«Há poucos dias o primeiro-ministro acusou comentadores e
jornalistas de serem "preguiçosos" por dizerem que a situação em
Portugal estava pior que em 2011. É certo que não se conhece nenhum
prodígio de produtividade a Passos Coelho, tirando a acumulação dos
cargos políticos com o trabalho na Tecnoforma, mas os argumentos devem
ser avaliados pelo que são e não pelos telhados de vidro de quem os
emite.
É necessário analisar a nossa situação de uma
forma séria, e para isso nada melhor que avaliarmos uma série de
sectores para vermos se a nossa situação melhorou: devemos menos ao
estrangeiro? Temos mais gente a trabalhar? As pessoas têm rendimentos
mais elevados? O Serviço Nacional de Saúde funciona melhor? A justiça
funciona com menos atrasos? O ano lectivo começa como deve ser, no dia
marcado com as aulas e com professores? O sistema financeiro é seguro e
os bancos não estão à beira da falência? A sociedade portuguesa é mais
justa? A diferença entre muito ricos e muito pobres é menor? Os
responsáveis pela falência do BPN, do BPP e do Grupo Espírito Santo
foram devidamente investigados, assim como os autores das ruinosas
parcerias público-privadas? A maioria das empresas em sectores
estratégicos não foram vendidas por tuta-e-meia? A distribuição de
rendimentos entre capital e trabalho é mais justa? Os impostos não
subiram desmesuradamente? As reformas das pessoas que trabalharam a vida
toda não foram cortadas? Somos hoje um país mais democrático e
independente?
Temo que tirando os juros do dinheiro que
pedimos emprestado, que dependem sobretudo das garantias do BCE, todas
as respostas a estas questões sejam negativas.
O plano da
troika não teve resultado nenhum para além de ter permitido que os
bancos alemães e franceses se livrassem de dívida portuguesa. O
empobrecimento generalizado da maioria da população, a chamada
"desvalorização interna", para conseguir fazer à bruta aquilo que
normalmente se faz de uma forma mais equilibrada com a desvalorização da
moeda, não alterou a estrutura e a competitividade da nossa economia.
Aliás,
é mesmo difícil garantir que a situação de descalabro dos banqueiros
que andaram a viver acima das suas possibilidades e à nossa custa, não
possa implicar um novo pedido de ajuda internacional. O BES está mal. O
BCP não se recomenda e mesmo o Montepio e a Caixa Geral de Depósitos
estão expostas ao buraco do Espírito Santo.
A solução
habitual dos últimos 40 anos tem sido não fazer nada. Voltar a eleger os
partidos que contribuíram, à vez, para o descalabro em que o país caiu.

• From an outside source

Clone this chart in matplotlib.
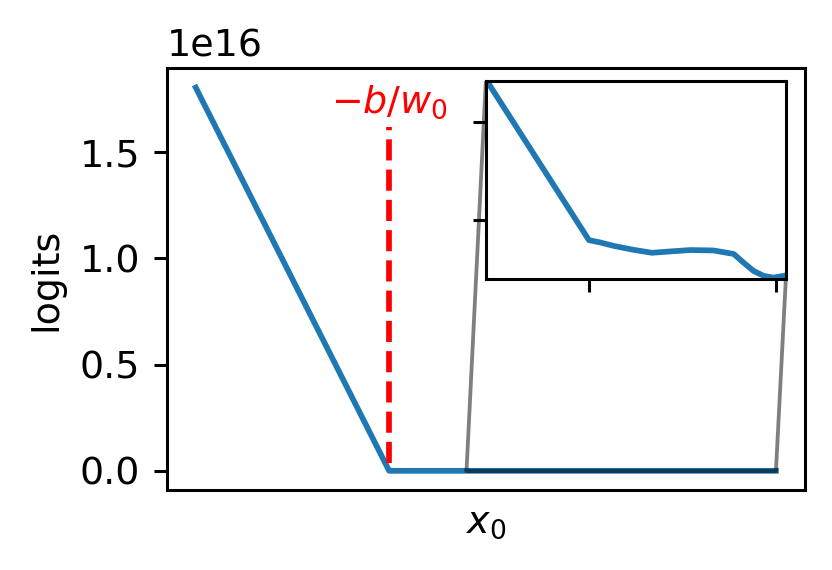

O mais radical que se conseguiu arranjar foi dar aos protagonistas do
desastre um qualquer doutoramento honoris causa.
Se
queremos sair deste buraco e impedir que esta situação continue, talvez
fosse interessante perceber que o estado a que isto chegou não depende
da mudança de protagonistas, mas da ruptura completa com um sistema que
promove o amiguismo e o compadrio. Precisamos de uma ruptura democrática
e popular que devolva o poder à sociedade.»
Nuno Ramos de Almeida, "i".
Nuno Ramos de Almeida, "i".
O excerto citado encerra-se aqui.